Ceci étant, l’inflation core, mesure clé dont tient compte la BCE, même si son objectif statutaire est l’inflation totale, est encore relativement faible, à 0,9%. Le consensus table sur une remontée à 1,1% en fin d’année mais cela reste bien en dessous de la cible de 2% de la Banque centrale.
Cette hausse des taux n’est donc pas acquise à l’heure qu’il est.

Quel impact la hausse des taux de la BCE pourrait-elle avoir sur l’euro ?

Difficile de le dire. Ce qui est avéré, c’est que le jour où la BCE a diminué son taux de dépôt en dessous de 0, l’euro valait autour de 1,40 dollar. Aujourd’hui, l’euro vaut 1,08 dollar.
Ainsi l’établissement du taux en territoire négatif a eu un effet massif sur l’euro malgré l’existence d’un excédent courant record.
De fait, la remontée du taux de dépôt pourrait entrainer un net renforcement de l’euro si, par ailleurs, la Fed n’accélère pas sa cadence.

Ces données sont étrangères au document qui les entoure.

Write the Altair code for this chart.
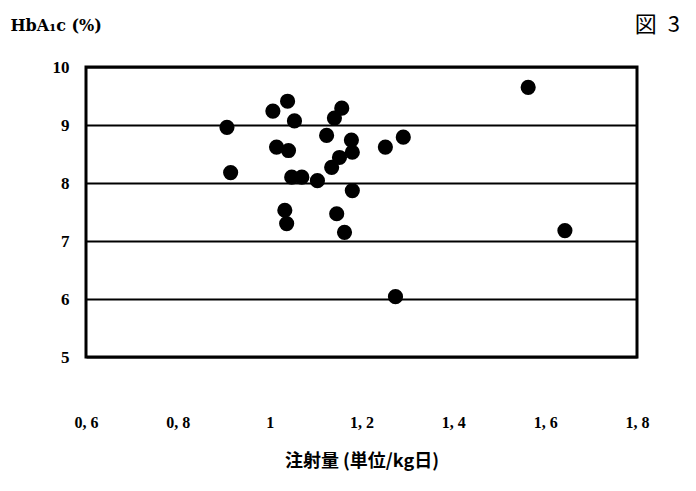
import altair as alt
import pandas as pd

# Injection dose (units/kg/day) and HbA1c (%)
dose = [0.907, 0.915, 1.007, 1.039, 1.054, 1.015, 1.041, 1.048, 1.070, 1.104,
        1.135, 1.152, 1.180, 1.178, 1.124, 1.141, 1.157, 1.180, 1.252, 1.291,
        1.033, 1.037, 1.146, 1.163, 1.274, 1.563, 1.643]
hba1c = [8.96, 8.18, 9.24, 9.41, 9.07, 8.62, 8.56, 8.10, 8.10, 8.04,
         8.27, 8.44, 8.53, 8.74, 8.82, 9.12, 9.29, 7.87, 8.62, 8.79,
         7.53, 7.30, 7.47, 7.15, 6.04, 9.65, 7.18]
x_ticks = [0.6, 0.8, 1.0, 1.2, 1.4, 1.6, 1.8]
y_ticks = [5, 6, 7, 8, 9, 10]

df = pd.DataFrame({"dose": dose, "hba1c": hba1c})

label_font = "Liberation Serif"

chart = alt.Chart(df).mark_circle(size=230, color="black", opacity=1).encode(
    x=alt.X("dose:Q",
            scale=alt.Scale(domain=[0.6, 1.8], nice=False, zero=False),
            axis=alt.Axis(values=x_ticks, grid=False, ticks=False, domain=False,
                          labelExpr="datum.value == 1 ? '1' : replace(format(datum.value, '.1f'), '.', ', ')",
                          labelFont=label_font, labelFontWeight="bold", labelFontSize=16,
                          labelColor="black", labelPadding=57, labelFlush=False,
                          labelBound=False, labelOverlap=False,
                          title="注射量 (単位/kg日)", titleFont="Noto Sans CJK JP",
                          titleFontWeight="bold", titleFontSize=18, titleColor="black",
                          titlePadding=22)),
    y=alt.Y("hba1c:Q",
            scale=alt.Scale(domain=[5, 10], nice=False, zero=False),
            axis=alt.Axis(values=y_ticks, grid=True, gridColor="black", gridWidth=2,
                          gridOpacity=1, ticks=False, domain=False,
                          labelFont=label_font, labelFontWeight="bold", labelFontSize=17,
                          labelColor="black", labelPadding=17, labelFlush=False,
                          title="HbA₁c (%)", titleAngle=0, titleAlign="left",
                          titleBaseline="middle", titleX=-76, titleY=-42,
                          titleFont="DejaVu Serif", titleFontWeight="bold",
                          titleFontSize=16, titleColor="black")),
).properties(
    width=551,
    height=290,
    title=alt.TitleParams(text="図\u20023", anchor="end", dx=31, offset=0, dy=20,
                          font="Noto Sans CJK JP", fontSize=22, fontWeight="normal",
                          color="black"),
    autosize=alt.AutoSizeParams(type="none"),
    padding={"left": 86, "top": 67, "right": 59, "bottom": 134},
).configure(
    background="white"
).configure_view(
    stroke="black", strokeWidth=3
)

chart.save("out.html", embed_options={"renderer": "svg", "actions": False})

Eu égard aux fondamentaux actuels, notre scénario central envisage pour l’heure une fourchette de fluctuation comprise entre 1,05 et 1,10.

Pensez-vous que la BCE touchera à son programme de quantitative easing cette année ?
Tout dépend de l’issue des élections présidentielles françaises. Si cette issue s’avère positive pour la zone euro, la BCE sera tentée de réduire le volume de ses achats sur fond d’un resserrement des spreads souverains. Si en revanche, le résultat est de nature à porter préjudice à la zone euro, la BCE n’hésitera pas à accroitre la quantité d’actifs achetés sur le marché.

De toute évidence la BCE s’efforcera de préparer le marché à sa décision d’ajustement.

Comment voyez-vous les taux longs évoluer dans la zone euro ?

Nous tablons sur un Bund 10 ans à 0,60% en fin d’année à partir de l’hypothèse d’un taux de dépôt de -0,40%. Si ce dernier venait à monter, assurément le Bund à 10 ans dépasserait les 0,60%. Il pourrait toucher les 0,75%.